I fixed my comments here, so now people can comment without the need of registering. I know what a pain that can be. I’m also having troubles with my other blog. I can’t get WordPress to load. It started when I installed Beta 2.8 and updated some of my plugins, and I’ve downgraded back to 2.7.1 and it’s still not loading. I’ve deleted all the plugins I’ve installed this month and that hasn’t fixed it. I wanted to blame my host, but the main page loads fine. Any solutions? I’m desperate! I’ll take any advice!
I’ve also updated my pictures here and done some small work on the site. Feel free to look around. I want to put up more detailed pages, and now that I have a permanent home on the web, I kind of have to.
I’ve had migraines for the past couple of days. Throbbing, horrible headaches that I wake up with. They come with an ache-y back that goes away when I sit up. Makes perfect sense, doesn’t it? My blood work came back so-so. I’m not in remission, but I’m not dying. The doctor doesn’t know what to do for me. I’ll never be cured. I’ll have this sickness forever.

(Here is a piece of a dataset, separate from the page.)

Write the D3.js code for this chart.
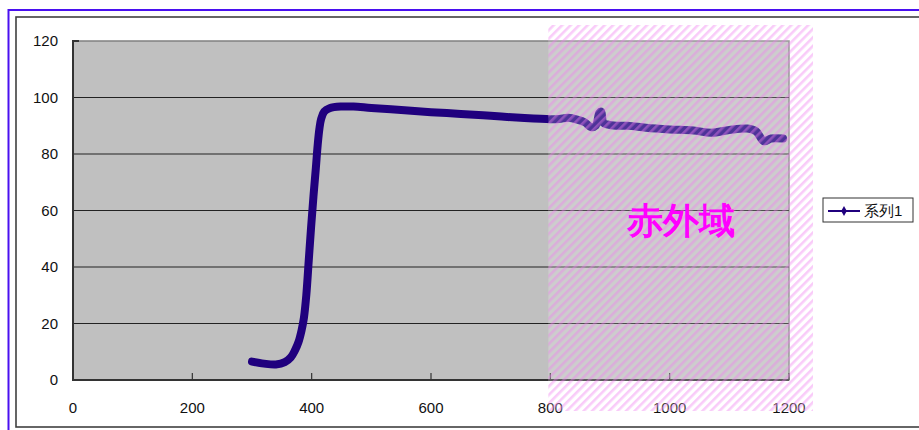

Emotionally, I feel better. I feel like I have closure on what happened. I sometimes cry over what happened, and I sometimes find myself looking through picture albums and crying over the memories, but I don’t do that often anymore. I force myself away from the computer, away from the picture books, and on to do other things, such as dishes or like yesterday. I took a few Clorox Wipes and cleaned the bedroom wall and my dresser. It had dried on rat filth on them, and just a few wipes cleaned it right off.
My birthday is this Sunday. It’s the last birthday I’ll have for my 20s. Buy me something already!